Another problem with the Israeli government’s insistence on continuing the war is that it has not actually defined an endpoint acceptable to its allies, including the United States.

In addition to the stated goal of “eradicating” Hamas from Gaza, Israeli officials have also indicated that they want to expel the Palestinian population to Egypt’s Sinai Peninsula.

Pressure from Arab allies quickly quashed U.S. support for the idea as well as Israeli plans to claim undefined “security responsibility” in Gaza. The Biden administration’s alternative – that the Ramallah-based Palestinian Authority take control of the enclave – has been roundly rejected by Israel and Hamas, which, in the absence of Israeli reoccupation, would remain the sole power broker in Gaza.

Instead of recognizing this, the United States has stubbornly refused to launch policy proposals that take Hamas’ survival into account.
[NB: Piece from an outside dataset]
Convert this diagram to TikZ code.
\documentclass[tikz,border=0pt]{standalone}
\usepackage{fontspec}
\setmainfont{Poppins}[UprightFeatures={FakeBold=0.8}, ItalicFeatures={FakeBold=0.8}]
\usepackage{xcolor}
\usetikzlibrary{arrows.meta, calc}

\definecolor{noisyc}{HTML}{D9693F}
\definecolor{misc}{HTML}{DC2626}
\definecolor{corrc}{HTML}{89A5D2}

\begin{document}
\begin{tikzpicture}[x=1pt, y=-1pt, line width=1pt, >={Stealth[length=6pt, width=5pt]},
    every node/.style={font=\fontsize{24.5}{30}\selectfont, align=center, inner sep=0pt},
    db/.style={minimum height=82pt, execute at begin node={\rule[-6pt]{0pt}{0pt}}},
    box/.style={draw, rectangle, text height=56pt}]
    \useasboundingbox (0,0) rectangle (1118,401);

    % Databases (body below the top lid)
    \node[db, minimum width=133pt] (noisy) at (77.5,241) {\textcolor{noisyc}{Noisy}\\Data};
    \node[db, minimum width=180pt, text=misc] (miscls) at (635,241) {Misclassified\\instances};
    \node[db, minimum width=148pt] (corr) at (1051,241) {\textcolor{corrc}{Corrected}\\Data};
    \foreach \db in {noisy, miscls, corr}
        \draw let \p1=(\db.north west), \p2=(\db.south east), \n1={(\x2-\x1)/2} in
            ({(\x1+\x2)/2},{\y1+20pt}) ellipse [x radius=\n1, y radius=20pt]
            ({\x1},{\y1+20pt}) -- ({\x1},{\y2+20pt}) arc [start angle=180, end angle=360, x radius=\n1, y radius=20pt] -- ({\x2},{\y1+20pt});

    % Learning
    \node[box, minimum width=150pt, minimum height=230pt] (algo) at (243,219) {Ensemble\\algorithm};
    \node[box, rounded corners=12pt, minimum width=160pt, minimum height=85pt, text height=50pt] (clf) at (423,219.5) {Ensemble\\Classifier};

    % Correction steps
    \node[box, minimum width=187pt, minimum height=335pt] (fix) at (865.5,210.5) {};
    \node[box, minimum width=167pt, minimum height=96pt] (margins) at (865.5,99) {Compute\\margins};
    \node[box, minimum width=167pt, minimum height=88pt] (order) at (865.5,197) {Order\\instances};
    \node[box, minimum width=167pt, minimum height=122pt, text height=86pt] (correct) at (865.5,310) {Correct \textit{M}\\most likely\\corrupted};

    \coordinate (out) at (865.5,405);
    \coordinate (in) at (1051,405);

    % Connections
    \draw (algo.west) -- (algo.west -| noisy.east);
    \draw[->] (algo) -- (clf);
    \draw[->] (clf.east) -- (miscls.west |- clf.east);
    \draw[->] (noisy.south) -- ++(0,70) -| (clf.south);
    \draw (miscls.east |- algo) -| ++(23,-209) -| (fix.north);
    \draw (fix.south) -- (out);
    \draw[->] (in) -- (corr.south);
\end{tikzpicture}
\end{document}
In this willful blindness, Washington is joined by a chorus of experts who continue to propose “solutions” which presuppose the destruction of Hamas. But given the still-fresh memory of Afghanistan, American policymakers should know all too well that it is, ultimately, impossible to eradicate a local resistance movement.

It would be more possible to build on the example of the current hostage agreement, which showed that Israel and Hamas have the political will to negotiate. By working with mediators Qatar and Egypt, the United States can help move the dialogue around Gaza beyond the disastrous “with us or against us” rhetoric that has characterized the U.S. war on terror and engage discussions on a long-term ceasefire, which should be negotiated through the Hamas political leadership in exile.
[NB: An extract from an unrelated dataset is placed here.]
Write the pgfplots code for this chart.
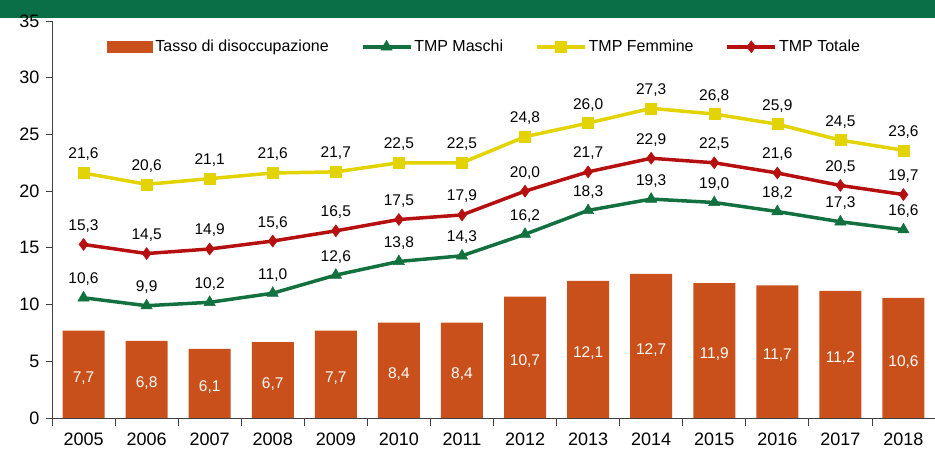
\documentclass[border=0pt]{standalone}
\usepackage{fontspec}
\setmainfont{Liberation Sans}
\usepackage{pgfplots}
\pgfplotsset{compat=1.18}
\definecolor{cbar}{HTML}{C9501A}
\definecolor{cgreen}{HTML}{13703F}
\definecolor{cyellow}{HTML}{E3D300}
\definecolor{cred}{HTML}{B5100F}
\definecolor{cbanner}{HTML}{0A6E46}
\pgfplotsset{
  linelegend/.style={legend image code/.code={\draw[mark repeat=2,mark phase=2,##1] plot coordinates {(0pt,0pt) (24pt,0pt) (48pt,0pt)};}},
  linelabels/.style={nodes near coords,
    every node near coord/.append style={anchor=base, yshift=14pt, inner sep=0pt, text=black,
    font=\fontsize{15.5}{18}\selectfont}},
}
\begin{document}
\begin{tikzpicture}
\useasboundingbox (-52pt,-32pt) rectangle (883pt,418pt);
\fill[cbanner] (-52pt,400pt) rectangle (883pt,418pt);
\begin{axis}[
  at={(0pt,0pt)}, anchor=south west,
  scale only axis, width=883pt, height=397pt,
  xmin=-0.5, xmax=13.5, ymin=0, ymax=35,
  axis x line*=bottom, axis y line*=left,
  axis line style={-, draw=black!75, line width=0.8pt},
  xtick={0,...,13},
  xticklabels={2005,2006,2007,2008,2009,2010,2011,2012,2013,2014,2015,2016,2017,2018},
  minor xtick={-0.5,0.5,...,13.5},
  ytick={0,5,...,35},
  tick align=outside,
  major x tick style={draw=none},
  major tick length=6pt, minor tick length=8pt,
  tick style={draw=black!75, line width=0.8pt},
  tick label style={font=\fontsize{18}{21}\selectfont},
  xticklabel style={yshift=-5pt},
  yticklabel style={xshift=-3pt, /pgf/number format/.cd, fixed, precision=0, fixed zerofill=false},
  /pgf/number format/assume math mode=true,
  /pgf/number format/.cd, fixed, fixed zerofill, precision=1, use comma, /pgfplots/.cd,
  legend columns=4,
  legend style={draw=none, fill=none, at={(0.49,0.935)}, anchor=center,
    font=\fontsize{16}{19}\selectfont, inner sep=0pt,
    /tikz/every even column/.append style={column sep=30pt}},
  clip=false,
]
\addplot[ybar, bar width=42pt, fill=cbar, draw=none,
  nodes near coords,
  visualization depends on=y \as \rawy,
  every node near coord/.append style={anchor=center, text=white, yshift=-4pt,
    font=\fontsize{15.5}{18}\selectfont, shift={(axis direction cs:0,-\rawy/2)}},
  legend image code/.code={\fill[cbar] (0pt,-6pt) rectangle (46pt,6pt);}]
coordinates {(0,7.7)(1,6.8)(2,6.1)(3,6.7)(4,7.7)(5,8.4)(6,8.4)(7,10.7)(8,12.1)(9,12.7)(10,11.9)(11,11.7)(12,11.2)(13,10.6)};
\addlegendentry{Tasso di disoccupazione}

\addplot[cgreen, line width=3.5pt, mark=triangle*, mark size=6.5pt, mark options={line width=0.5pt},
  linelabels, linelegend]
coordinates {(0,10.6)(1,9.9)(2,10.2)(3,11.0)(4,12.6)(5,13.8)(6,14.3)(7,16.2)(8,18.3)(9,19.3)(10,19.0)(11,18.2)(12,17.3)(13,16.6)};
\addlegendentry{TMP Maschi}

\addplot[cyellow, line width=3.5pt, mark=square*, mark size=5.5pt, mark options={line width=0.5pt},
  linelabels, linelegend]
coordinates {(0,21.6)(1,20.6)(2,21.1)(3,21.6)(4,21.7)(5,22.5)(6,22.5)(7,24.8)(8,26.0)(9,27.3)(10,26.8)(11,25.9)(12,24.5)(13,23.6)};
\addlegendentry{TMP Femmine}

\addplot[cred, line width=3.5pt, mark=diamond*, mark size=6pt, mark options={line width=0.5pt},
  linelabels, linelegend]
coordinates {(0,15.3)(1,14.5)(2,14.9)(3,15.6)(4,16.5)(5,17.5)(6,17.9)(7,20.0)(8,21.7)(9,22.9)(10,22.5)(11,21.6)(12,20.5)(13,19.7)};
\addlegendentry{TMP Totale}
\end{axis}
\end{tikzpicture}
\end{document}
There is precedent for this. Recall that in December 2012, Israel allowed then Hamas leader Khaled Meshaal to return to Gaza as part of a negotiated truce following that year’s eight-day war. The ability of current exiled leader Ismail Haniyeh to moderate the position of his Gaza counterpart, Yahya Sinwar, who is widely seen as the organizer of the October 7 attacks, will depend on Haniyeh’s ability to secure international funds for humanitarian aid and reconstruction.

Just as important will be the United States’ commitment to curbing Israel’s extremist policies, including its siege of Gaza and its support for settler violence in the occupied West Bank and East Jerusalem. Once such de-escalation occurs, it will become crucial for the international community to fulfill its commitment to the reconstruction and development of Gaza, alleviating the desperate conditions that helped give rise to the October 7 attacks.

Certainly no vision of a peaceful future can tolerate the killing of civilians. But finding a way out of the current crisis means reckoning with the reality exposed by the first seven weeks of this war: there is no way to wipe Hamas “from the face of the earth” without eliminating a number countless Palestinians – and Israelis – live with it.

If Hamas’s long-term survival strains the imagination, the risks of simply avoiding the thought are even more unimaginable. While this is clearly not a widely held sentiment in Israel at present, some Israelis, such as former government advisor and Bar-Ilan University professor Menachem Klein, are rallying around the idea. Speaking to Tel Aviv Tribune after the release of the first Israeli hostages, Klein acknowledged that it was “impossible to totally destroy Hamas by force.” The way forward, he argued, should include the group in new negotiations around a Palestinian state.

Given the horrific suffering endured by the people of Gaza, the growing international and domestic pressure to end it, and the ever-looming prospect of a broader regional conflict, the United States can no longer insist that the elimination of Hamas is the only way to end this war.

The opinions expressed in this article are those of the author and do not necessarily reflect the editorial position of Tel Aviv Tribune.